— start of GIVEN DATA —
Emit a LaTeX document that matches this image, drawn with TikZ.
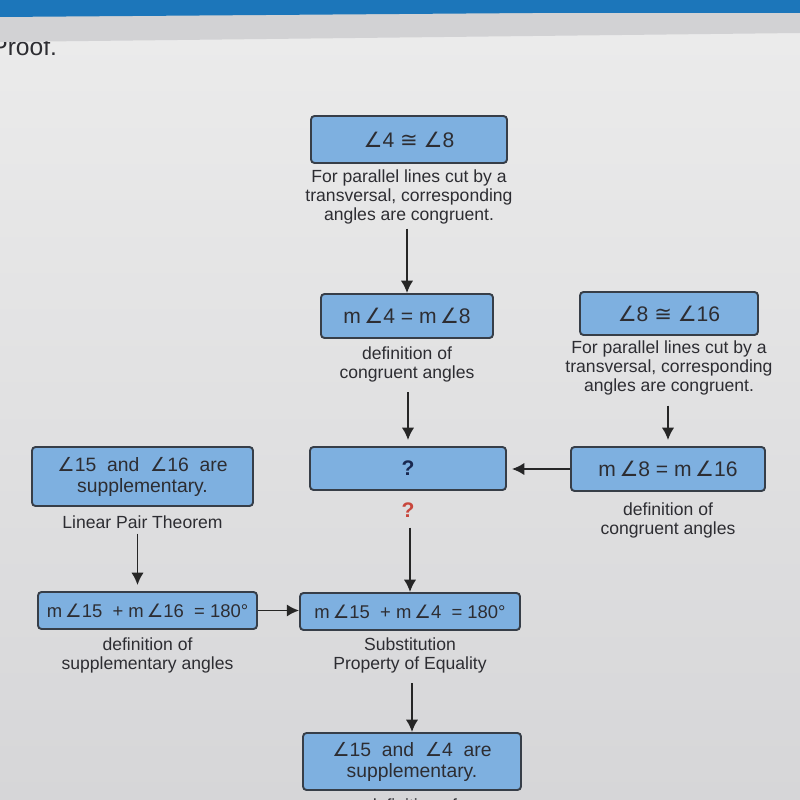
\documentclass[tikz,border=0pt]{standalone}
\usepackage{fontspec}
\setmainfont{Liberation Sans}
\newfontfamily\symfam{DejaVu Sans}
\usepackage{tikz}
\usetikzlibrary{arrows.meta,positioning}
\definecolor{ScreenTop}{RGB}{236,236,236}
\definecolor{ScreenBot}{RGB}{214,214,216}
\definecolor{BoxFill}{RGB}{126,176,224}
\definecolor{BoxEdge}{RGB}{55,62,72}
\definecolor{Ink}{RGB}{45,45,50}
\definecolor{Bar}{RGB}{28,118,186}
\definecolor{Band}{RGB}{210,210,212}
\definecolor{Mark}{RGB}{200,70,60}
\definecolor{Navy}{RGB}{25,40,80}
\newcommand{\angl}{{\symfam ∠}}
\newcommand{\cngr}{{\symfam ≅}}

\begin{document}
\begin{tikzpicture}[x=0.02cm, y=-0.02cm,
    proofbox/.style={draw=BoxEdge, line width=1.1pt, fill=BoxFill, rounded corners=2pt,
        inner sep=0pt, align=center, text=Ink, font=\fontsize{12}{14}\selectfont},
    reason/.style={align=center, inner sep=0pt, text=Ink, font=\fontsize{10}{11}\selectfont},
    flow/.style={-{Latex[length=7pt,width=7pt]}, line width=1pt, black!85}]
    %%Background
    \path[use as bounding box, clip] (0,0) rectangle (800,800);
    \shade[top color=ScreenTop, bottom color=ScreenBot] (0,0) rectangle (800,800);
    \node[anchor=west, inner sep=0pt, text=Ink, font=\fontsize{14}{16}\selectfont] (title) at (-9,47) {Proof.};
    \fill[Band] (0,15) -- (800,11) -- (800,33) -- (0,42) -- cycle;
    \fill[Bar] (0,0) rectangle (800,13) (0,13) -- (800,13) -- (800,11) -- (0,17) -- cycle;

    %% Boxes
    \node[proofbox, minimum width=3.92cm, minimum height=0.94cm] (boxA) at (409,139.5) {\angl4 \cngr\ \angl8};
    \node[proofbox, minimum width=3.44cm, minimum height=0.88cm] (boxB) at (407,316) {m\,\angl4 = m\,\angl8};
    \node[proofbox, minimum width=3.56cm, minimum height=0.86cm] (boxC) at (669,313.5) {\angl8 \cngr\ \angl16};
    \node[proofbox, minimum width=3.88cm, minimum height=0.88cm] (boxD) at (668,469) {m\,\angl8 = m\,\angl16};
    \node[proofbox, minimum width=3.92cm, minimum height=0.86cm, text=Navy, font=\fontsize{12}{14}\selectfont\bfseries] (boxQ) at (408,468.5) {?};
    \node[proofbox, minimum width=4.42cm, minimum height=1.18cm, font=\fontsize{11}{12}\selectfont] (boxE) at (142.5,476.5) {\angl15 \ and \ \angl16 \ are\\supplementary.};
    \node[proofbox, minimum width=4.38cm, minimum height=0.74cm, font=\fontsize{10.5}{12}\selectfont] (boxG) at (147.5,610.5) {m\,\angl15 \ + m\,\angl16 \ = 180°};
    \node[proofbox, minimum width=4.4cm, minimum height=0.74cm, font=\fontsize{10.5}{12}\selectfont] (boxF) at (410,611.5) {m\,\angl15 \ + m\,\angl4 \ = 180°};
    \node[proofbox, minimum width=4.36cm, minimum height=1.14cm, font=\fontsize{11}{12}\selectfont] (boxH) at (412,761.5) {\angl15 \ and \ \angl4 \ are\\supplementary.};

    %% Reasons
    \node[reason, below=0.1cm of boxA] (rsnA) {For parallel lines cut by a\\transversal, corresponding\\angles are congruent.};
    \node[reason, below=0.14cm of boxB] (rsnB) {definition of\\congruent angles};
    \node[reason, below=0.08cm of boxC] (rsnC) {For parallel lines cut by a\\transversal, corresponding\\angles are congruent.};
    \node[reason, below=0.2cm of boxD] (rsnD) {definition of\\congruent angles};
    \node[reason, below=0.16cm of boxE] (rsnE) {Linear Pair Theorem};
    \node[reason, below=0.14cm of boxG] (rsnG) {definition of\\supplementary angles};
    \node[reason, below=0.12cm of boxF] (rsnF) {Substitution\\Property of Equality};
    \node[reason, below=0.14cm of boxH] (rsnH) {definition of};
    \node[text=Mark, inner sep=0pt, font=\fontsize{12}{14}\selectfont\bfseries] (qmark) at (408,510) {?};

    %% Arrows
    \draw[flow] (rsnA.south -| boxB.north) ++(0,4) -- (boxB.north);
    \draw[flow] (rsnB.south -| boxQ.north) ++(0,10) -- ([yshift=0.12cm]boxQ.north);
    \draw[flow] (rsnC.south -| boxD.north) ++(0,10) -- ([yshift=0.12cm]boxD.north);
    \draw[flow] (boxD.west) -- ([xshift=0.1cm]boxD.west -| boxQ.east);
    \draw[flow] (qmark.south -| boxF.north) ++(0,10) -- (boxF.north);
    \draw[flow] ([xshift=-0.2cm]rsnE.south -| boxG.north) ++(0,5) -- ([xshift=-0.2cm, yshift=0.12cm]boxG.north);
    \draw[flow] (boxG.east) -- (boxG.east -| boxF.west);
    \draw[flow] (rsnF.south -| boxH.north) ++(0,10) -- (boxH.north);
\end{tikzpicture}
\end{document}
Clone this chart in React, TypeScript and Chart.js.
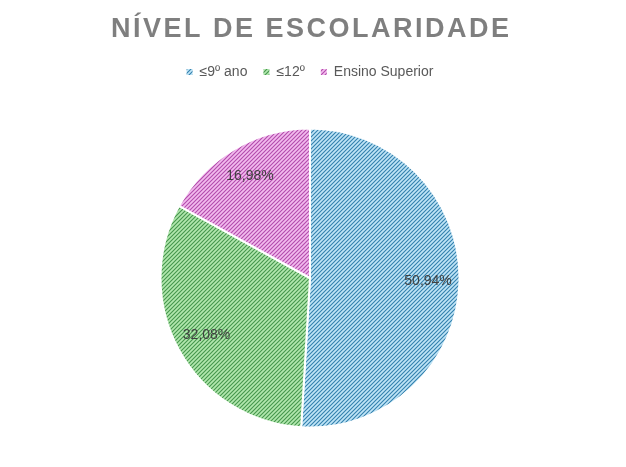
— end of GIVEN DATA —
**JOB**.
Return the material exactly as given, apart from the pictures.

**FINISHED EXERCISE**.
Emit a LaTeX document that matches this image, drawn with TikZ.
\documentclass[tikz,border=0pt]{standalone}
\usepackage{fontspec}
\setmainfont{Liberation Sans}
\newfontfamily\symfam{DejaVu Sans}
\usepackage{tikz}
\usetikzlibrary{arrows.meta,positioning}
\definecolor{ScreenTop}{RGB}{236,236,236}
\definecolor{ScreenBot}{RGB}{214,214,216}
\definecolor{BoxFill}{RGB}{126,176,224}
\definecolor{BoxEdge}{RGB}{55,62,72}
\definecolor{Ink}{RGB}{45,45,50}
\definecolor{Bar}{RGB}{28,118,186}
\definecolor{Band}{RGB}{210,210,212}
\definecolor{Mark}{RGB}{200,70,60}
\definecolor{Navy}{RGB}{25,40,80}
\newcommand{\angl}{{\symfam ∠}}
\newcommand{\cngr}{{\symfam ≅}}

\begin{document}
\begin{tikzpicture}[x=0.02cm, y=-0.02cm,
    proofbox/.style={draw=BoxEdge, line width=1.1pt, fill=BoxFill, rounded corners=2pt,
        inner sep=0pt, align=center, text=Ink, font=\fontsize{12}{14}\selectfont},
    reason/.style={align=center, inner sep=0pt, text=Ink, font=\fontsize{10}{11}\selectfont},
    flow/.style={-{Latex[length=7pt,width=7pt]}, line width=1pt, black!85}]
    %%Background
    \path[use as bounding box, clip] (0,0) rectangle (800,800);
    \shade[top color=ScreenTop, bottom color=ScreenBot] (0,0) rectangle (800,800);
    \node[anchor=west, inner sep=0pt, text=Ink, font=\fontsize{14}{16}\selectfont] (title) at (-9,47) {Proof.};
    \fill[Band] (0,15) -- (800,11) -- (800,33) -- (0,42) -- cycle;
    \fill[Bar] (0,0) rectangle (800,13) (0,13) -- (800,13) -- (800,11) -- (0,17) -- cycle;

    %% Boxes
    \node[proofbox, minimum width=3.92cm, minimum height=0.94cm] (boxA) at (409,139.5) {\angl4 \cngr\ \angl8};
    \node[proofbox, minimum width=3.44cm, minimum height=0.88cm] (boxB) at (407,316) {m\,\angl4 = m\,\angl8};
    \node[proofbox, minimum width=3.56cm, minimum height=0.86cm] (boxC) at (669,313.5) {\angl8 \cngr\ \angl16};
    \node[proofbox, minimum width=3.88cm, minimum height=0.88cm] (boxD) at (668,469) {m\,\angl8 = m\,\angl16};
    \node[proofbox, minimum width=3.92cm, minimum height=0.86cm, text=Navy, font=\fontsize{12}{14}\selectfont\bfseries] (boxQ) at (408,468.5) {?};
    \node[proofbox, minimum width=4.42cm, minimum height=1.18cm, font=\fontsize{11}{12}\selectfont] (boxE) at (142.5,476.5) {\angl15 \ and \ \angl16 \ are\\supplementary.};
    \node[proofbox, minimum width=4.38cm, minimum height=0.74cm, font=\fontsize{10.5}{12}\selectfont] (boxG) at (147.5,610.5) {m\,\angl15 \ + m\,\angl16 \ = 180°};
    \node[proofbox, minimum width=4.4cm, minimum height=0.74cm, font=\fontsize{10.5}{12}\selectfont] (boxF) at (410,611.5) {m\,\angl15 \ + m\,\angl4 \ = 180°};
    \node[proofbox, minimum width=4.36cm, minimum height=1.14cm, font=\fontsize{11}{12}\selectfont] (boxH) at (412,761.5) {\angl15 \ and \ \angl4 \ are\\supplementary.};

    %% Reasons
    \node[reason, below=0.1cm of boxA] (rsnA) {For parallel lines cut by a\\transversal, corresponding\\angles are congruent.};
    \node[reason, below=0.14cm of boxB] (rsnB) {definition of\\congruent angles};
    \node[reason, below=0.08cm of boxC] (rsnC) {For parallel lines cut by a\\transversal, corresponding\\angles are congruent.};
    \node[reason, below=0.2cm of boxD] (rsnD) {definition of\\congruent angles};
    \node[reason, below=0.16cm of boxE] (rsnE) {Linear Pair Theorem};
    \node[reason, below=0.14cm of boxG] (rsnG) {definition of\\supplementary angles};
    \node[reason, below=0.12cm of boxF] (rsnF) {Substitution\\Property of Equality};
    \node[reason, below=0.14cm of boxH] (rsnH) {definition of};
    \node[text=Mark, inner sep=0pt, font=\fontsize{12}{14}\selectfont\bfseries] (qmark) at (408,510) {?};

    %% Arrows
    \draw[flow] (rsnA.south -| boxB.north) ++(0,4) -- (boxB.north);
    \draw[flow] (rsnB.south -| boxQ.north) ++(0,10) -- ([yshift=0.12cm]boxQ.north);
    \draw[flow] (rsnC.south -| boxD.north) ++(0,10) -- ([yshift=0.12cm]boxD.north);
    \draw[flow] (boxD.west) -- ([xshift=0.1cm]boxD.west -| boxQ.east);
    \draw[flow] (qmark.south -| boxF.north) ++(0,10) -- (boxF.north);
    \draw[flow] ([xshift=-0.2cm]rsnE.south -| boxG.north) ++(0,5) -- ([xshift=-0.2cm, yshift=0.12cm]boxG.north);
    \draw[flow] (boxG.east) -- (boxG.east -| boxF.west);
    \draw[flow] (rsnF.south -| boxH.north) ++(0,10) -- (boxH.north);
\end{tikzpicture}
\end{document}
Clone this chart in React, TypeScript and Chart.js.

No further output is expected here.